• **Task requirements**:
Pull out every line in the data that has the string "this" in it.

[Records]

.....

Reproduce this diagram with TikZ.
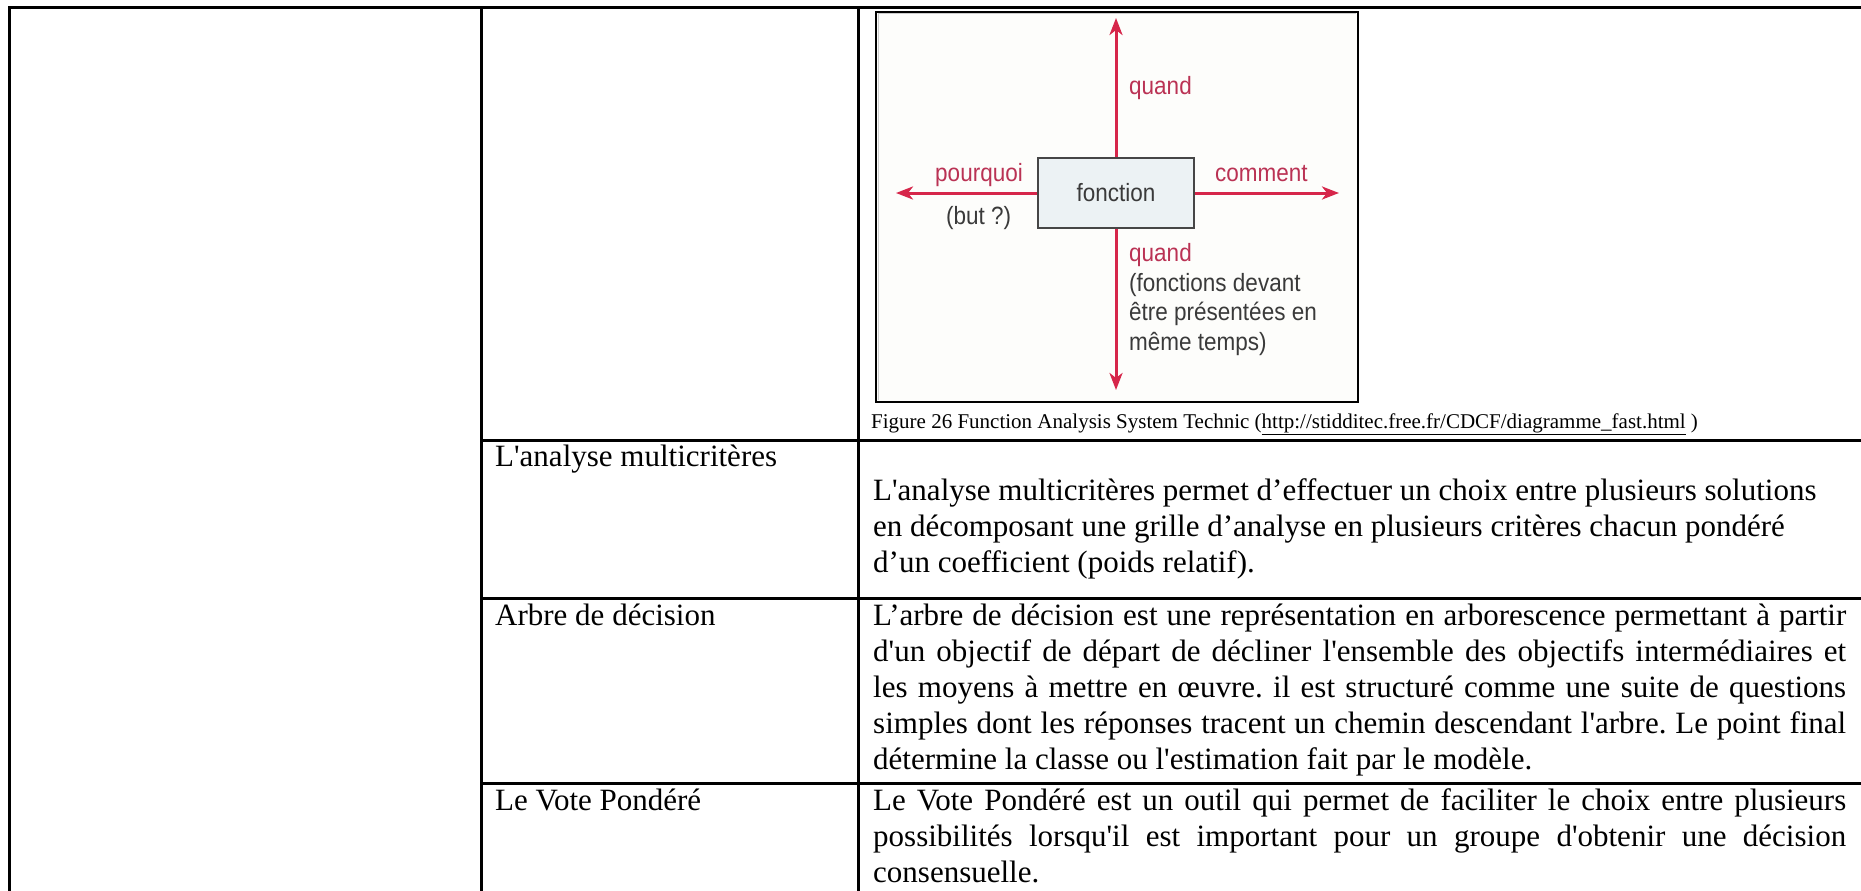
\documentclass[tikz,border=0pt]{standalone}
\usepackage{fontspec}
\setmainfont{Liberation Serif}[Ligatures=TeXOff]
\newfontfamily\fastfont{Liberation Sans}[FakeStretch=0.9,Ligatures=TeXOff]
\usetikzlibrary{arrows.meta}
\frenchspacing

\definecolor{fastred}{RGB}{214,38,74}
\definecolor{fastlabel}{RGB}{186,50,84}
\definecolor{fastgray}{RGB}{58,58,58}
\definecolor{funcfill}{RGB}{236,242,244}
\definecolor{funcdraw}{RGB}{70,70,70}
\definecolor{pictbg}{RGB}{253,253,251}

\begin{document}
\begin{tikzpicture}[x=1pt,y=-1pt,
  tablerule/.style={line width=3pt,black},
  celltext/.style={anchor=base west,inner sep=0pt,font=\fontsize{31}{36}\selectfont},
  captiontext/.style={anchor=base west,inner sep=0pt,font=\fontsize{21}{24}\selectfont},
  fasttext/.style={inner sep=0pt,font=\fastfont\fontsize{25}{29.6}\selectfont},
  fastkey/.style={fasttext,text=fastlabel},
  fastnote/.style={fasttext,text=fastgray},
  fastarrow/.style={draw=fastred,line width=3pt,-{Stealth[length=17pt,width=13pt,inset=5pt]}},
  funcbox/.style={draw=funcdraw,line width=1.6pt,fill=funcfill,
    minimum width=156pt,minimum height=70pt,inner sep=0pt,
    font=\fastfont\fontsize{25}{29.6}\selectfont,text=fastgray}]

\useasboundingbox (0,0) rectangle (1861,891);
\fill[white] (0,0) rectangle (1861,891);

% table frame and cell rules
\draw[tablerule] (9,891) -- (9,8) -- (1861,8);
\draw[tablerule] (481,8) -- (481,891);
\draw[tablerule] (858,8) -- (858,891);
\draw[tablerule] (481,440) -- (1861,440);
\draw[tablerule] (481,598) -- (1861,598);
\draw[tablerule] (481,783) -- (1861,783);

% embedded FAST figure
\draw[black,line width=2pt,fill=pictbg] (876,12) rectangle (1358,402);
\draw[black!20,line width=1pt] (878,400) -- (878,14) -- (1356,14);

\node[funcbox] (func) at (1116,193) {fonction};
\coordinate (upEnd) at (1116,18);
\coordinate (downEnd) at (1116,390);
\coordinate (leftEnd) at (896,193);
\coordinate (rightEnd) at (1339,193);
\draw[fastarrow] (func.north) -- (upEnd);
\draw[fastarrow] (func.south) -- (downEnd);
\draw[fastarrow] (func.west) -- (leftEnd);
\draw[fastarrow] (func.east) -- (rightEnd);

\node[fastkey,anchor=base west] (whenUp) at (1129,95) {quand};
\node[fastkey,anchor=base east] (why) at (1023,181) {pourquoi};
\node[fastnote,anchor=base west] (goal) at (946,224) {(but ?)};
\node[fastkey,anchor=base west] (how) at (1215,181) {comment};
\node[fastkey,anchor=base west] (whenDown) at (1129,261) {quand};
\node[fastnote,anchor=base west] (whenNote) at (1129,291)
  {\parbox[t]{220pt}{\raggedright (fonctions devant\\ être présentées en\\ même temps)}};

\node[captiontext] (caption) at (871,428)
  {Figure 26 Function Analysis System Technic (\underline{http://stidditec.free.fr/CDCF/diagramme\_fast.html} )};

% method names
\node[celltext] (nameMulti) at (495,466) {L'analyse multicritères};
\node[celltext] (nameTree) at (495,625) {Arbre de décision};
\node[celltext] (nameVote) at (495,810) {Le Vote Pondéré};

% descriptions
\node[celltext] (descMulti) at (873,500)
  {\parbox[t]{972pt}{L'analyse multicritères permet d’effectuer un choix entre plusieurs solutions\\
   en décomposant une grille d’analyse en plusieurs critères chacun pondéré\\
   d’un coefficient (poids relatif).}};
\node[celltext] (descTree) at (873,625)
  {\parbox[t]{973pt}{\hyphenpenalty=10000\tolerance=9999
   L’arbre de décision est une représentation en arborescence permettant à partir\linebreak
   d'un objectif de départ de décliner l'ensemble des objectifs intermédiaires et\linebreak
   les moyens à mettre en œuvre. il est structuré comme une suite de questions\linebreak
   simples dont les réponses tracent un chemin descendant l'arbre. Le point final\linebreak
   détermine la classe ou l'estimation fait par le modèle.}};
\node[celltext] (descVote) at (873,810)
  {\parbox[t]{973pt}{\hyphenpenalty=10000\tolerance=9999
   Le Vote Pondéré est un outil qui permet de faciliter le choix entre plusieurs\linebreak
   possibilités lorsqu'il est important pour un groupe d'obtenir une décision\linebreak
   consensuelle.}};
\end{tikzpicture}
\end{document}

.....

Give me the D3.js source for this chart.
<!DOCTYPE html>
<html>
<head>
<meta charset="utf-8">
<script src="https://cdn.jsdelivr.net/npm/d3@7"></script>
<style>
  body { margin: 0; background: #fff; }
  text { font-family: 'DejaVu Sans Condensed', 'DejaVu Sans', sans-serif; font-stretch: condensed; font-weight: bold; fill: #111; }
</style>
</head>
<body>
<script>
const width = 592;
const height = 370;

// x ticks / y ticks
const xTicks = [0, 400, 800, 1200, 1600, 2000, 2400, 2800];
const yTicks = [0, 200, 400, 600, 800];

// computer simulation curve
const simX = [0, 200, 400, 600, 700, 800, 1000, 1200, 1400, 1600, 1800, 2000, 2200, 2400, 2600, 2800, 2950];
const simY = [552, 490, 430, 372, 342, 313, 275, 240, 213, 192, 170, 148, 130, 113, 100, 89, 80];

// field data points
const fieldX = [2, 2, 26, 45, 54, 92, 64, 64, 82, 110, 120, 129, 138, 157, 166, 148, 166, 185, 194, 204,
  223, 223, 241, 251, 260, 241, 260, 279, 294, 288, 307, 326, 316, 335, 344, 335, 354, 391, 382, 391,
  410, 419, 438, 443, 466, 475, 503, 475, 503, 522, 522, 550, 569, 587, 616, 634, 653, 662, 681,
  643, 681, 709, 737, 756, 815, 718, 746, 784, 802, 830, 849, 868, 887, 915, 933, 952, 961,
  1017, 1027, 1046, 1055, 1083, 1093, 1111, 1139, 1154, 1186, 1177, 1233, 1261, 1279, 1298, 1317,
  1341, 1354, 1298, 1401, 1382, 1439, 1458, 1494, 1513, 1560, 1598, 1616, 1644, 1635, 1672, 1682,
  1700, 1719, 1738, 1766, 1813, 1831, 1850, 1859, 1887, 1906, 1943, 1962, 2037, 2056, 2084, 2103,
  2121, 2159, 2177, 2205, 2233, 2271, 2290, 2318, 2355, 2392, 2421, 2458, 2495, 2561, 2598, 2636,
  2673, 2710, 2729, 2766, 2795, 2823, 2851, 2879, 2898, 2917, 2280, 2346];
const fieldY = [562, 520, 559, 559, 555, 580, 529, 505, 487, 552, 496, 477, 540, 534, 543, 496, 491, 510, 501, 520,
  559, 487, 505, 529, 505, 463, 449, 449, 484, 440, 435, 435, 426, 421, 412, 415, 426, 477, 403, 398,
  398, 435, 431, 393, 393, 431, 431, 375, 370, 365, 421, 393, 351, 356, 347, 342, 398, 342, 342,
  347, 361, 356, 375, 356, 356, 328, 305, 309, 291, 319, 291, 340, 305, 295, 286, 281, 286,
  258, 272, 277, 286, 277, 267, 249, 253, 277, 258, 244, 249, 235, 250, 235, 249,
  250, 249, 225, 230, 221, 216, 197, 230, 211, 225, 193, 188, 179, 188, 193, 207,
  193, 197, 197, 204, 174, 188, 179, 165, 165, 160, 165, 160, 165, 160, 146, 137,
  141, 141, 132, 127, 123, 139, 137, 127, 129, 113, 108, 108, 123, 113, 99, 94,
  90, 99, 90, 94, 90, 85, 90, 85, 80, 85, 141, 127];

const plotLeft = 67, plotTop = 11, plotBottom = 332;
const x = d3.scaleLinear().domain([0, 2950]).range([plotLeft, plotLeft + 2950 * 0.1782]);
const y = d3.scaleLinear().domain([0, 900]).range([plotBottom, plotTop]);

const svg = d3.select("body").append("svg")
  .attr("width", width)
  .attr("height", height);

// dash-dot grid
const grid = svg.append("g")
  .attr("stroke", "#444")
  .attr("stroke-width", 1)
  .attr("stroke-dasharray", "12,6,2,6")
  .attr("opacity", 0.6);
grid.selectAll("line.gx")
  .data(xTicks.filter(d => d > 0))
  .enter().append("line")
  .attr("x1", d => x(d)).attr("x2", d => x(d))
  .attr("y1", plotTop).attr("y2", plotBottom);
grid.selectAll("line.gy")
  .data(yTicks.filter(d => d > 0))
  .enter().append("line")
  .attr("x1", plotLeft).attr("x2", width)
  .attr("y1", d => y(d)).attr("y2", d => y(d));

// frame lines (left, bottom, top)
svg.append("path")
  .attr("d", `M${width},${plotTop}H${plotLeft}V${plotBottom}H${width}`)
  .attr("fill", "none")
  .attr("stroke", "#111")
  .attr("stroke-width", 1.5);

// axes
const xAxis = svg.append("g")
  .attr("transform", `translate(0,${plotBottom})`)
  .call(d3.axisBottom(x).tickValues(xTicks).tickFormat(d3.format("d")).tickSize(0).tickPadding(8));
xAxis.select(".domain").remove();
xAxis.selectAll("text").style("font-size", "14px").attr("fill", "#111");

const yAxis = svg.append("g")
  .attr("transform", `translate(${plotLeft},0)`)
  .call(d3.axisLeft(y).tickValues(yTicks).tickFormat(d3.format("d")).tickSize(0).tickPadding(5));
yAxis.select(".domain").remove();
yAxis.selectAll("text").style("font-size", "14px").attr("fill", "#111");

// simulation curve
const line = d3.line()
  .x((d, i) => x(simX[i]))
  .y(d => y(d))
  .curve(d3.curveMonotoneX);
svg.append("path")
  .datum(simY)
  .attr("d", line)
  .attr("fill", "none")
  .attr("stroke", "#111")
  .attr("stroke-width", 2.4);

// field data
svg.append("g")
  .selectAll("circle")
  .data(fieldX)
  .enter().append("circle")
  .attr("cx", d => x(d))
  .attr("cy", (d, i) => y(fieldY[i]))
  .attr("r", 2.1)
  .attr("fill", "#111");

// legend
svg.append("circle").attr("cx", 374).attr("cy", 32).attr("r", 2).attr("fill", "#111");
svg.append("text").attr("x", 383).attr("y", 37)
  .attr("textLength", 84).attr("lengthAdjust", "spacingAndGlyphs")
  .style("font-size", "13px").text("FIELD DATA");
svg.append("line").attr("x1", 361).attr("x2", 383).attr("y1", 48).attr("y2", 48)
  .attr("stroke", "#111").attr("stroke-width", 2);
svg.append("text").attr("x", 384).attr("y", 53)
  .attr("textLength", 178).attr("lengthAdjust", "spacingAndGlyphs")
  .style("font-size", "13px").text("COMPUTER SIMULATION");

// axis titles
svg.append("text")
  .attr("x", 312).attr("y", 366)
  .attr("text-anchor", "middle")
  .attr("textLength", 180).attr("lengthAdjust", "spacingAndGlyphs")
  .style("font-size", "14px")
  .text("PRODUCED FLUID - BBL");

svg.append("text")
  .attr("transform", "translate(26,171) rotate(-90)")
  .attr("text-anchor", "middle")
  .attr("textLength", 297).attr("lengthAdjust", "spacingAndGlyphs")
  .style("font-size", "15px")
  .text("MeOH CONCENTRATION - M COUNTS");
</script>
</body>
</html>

.....

• **Correct output**:
Reproduce this diagram with TikZ.
Give me the D3.js source for this chart.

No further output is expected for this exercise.